Subventions et des contributions :

Titre :
Co-Designing Distributed Applications with Datacenter Networks
Numéro de l’entente :
RGPIN
Valeur d'entente :
210 000,00 $
Date d'entente :
10 mai 2017 -
Organisation :
Conseil de recherches en sciences naturelles et en génie du Canada
Location :
Ontario, Autre, CA
Numéro de référence :
GC-2017-Q1-01867
Type d'entente :
subvention
Type de rapport :
Subventions et des contributions
Informations supplémentaires :

Subvention ou bourse octroyée s'appliquant à plus d'un exercice financier. (2017-2018 à 2022-2023)

Nom légal du bénéficiaire :
Wong, Bernard (University of Waterloo)
Programme :
Programme de subventions à la découverte - individuelles
But du programme :

Scientific breakthroughs increasingly rely on processing vast volumes of information to discover important patterns and relationships in the data. This requires far more processing power than is available on a single machine. Instead, the work is partitioned and distributed to a cluster of machines connected by a high-speed network. Unfortunately, the communication traffic between machines in a cluster can overwhelm parts of the network, resulting in network congestion that limits the scalability and performance of the processing application. The problem is further compounded by traffic from other applications when the processing application is deployed in a shared environment, such as in the public cloud. As a result, scientific progress may be delayed or even halted because of inefficient network resource utilization.

The proposed research program aims to address this problem by designing applications together with the network to make more efficient use of network resources. This approach enables applications to use up-to-date network information to make application-related decisions. For example, an application may decide to communicate with a different destination in response to network congestion. The application can also control the network to ensure that its traffic is spread evenly across the network. Similarly, the network can leverage application information to dynamically change its network topology. The network can reduce network congestion by reconfiguring its topology to increase its network capacity between high-traffic end-points. As part of this research program, we will perform measurement studies to understand the causes of network congestion in different classes of applications. We will develop an application framework to simplify the development of applications and networks and promote adoption of this design approach. We will also develop a network operating system to provide resource management, conflict resolution, and policy enforcement when running multiple applications on the same network.

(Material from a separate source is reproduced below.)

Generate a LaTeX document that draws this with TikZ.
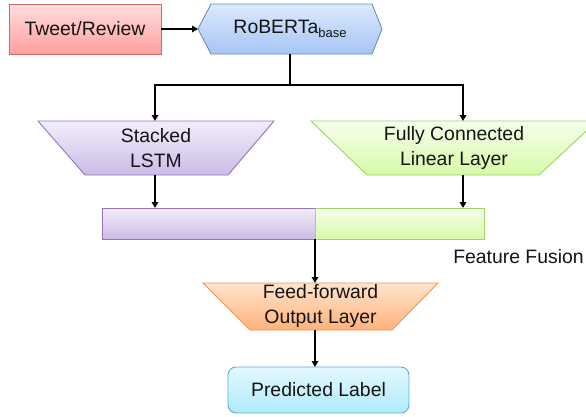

The results of this work can benefit the scientific community by addressing network-related scalability limitations. This enables the deployment of larger processing clusters that can process more data than is currently possible, which can help Canadian scientists make the next scientific breakthrough. This work can also benefit the Canadian commercial sector by investigating technologies that can significantly reduce the network infrastructure cost of clusters and datacenters. Cloud providers can use our network operating system to safely provide their tenants control over segments of their networks. Finally, by open-sourcing our systems and working closely with Canadian industrial partners, we can rapidly transfer our technology to Canadian companies, which can give them a significant competitive advantage in the global market.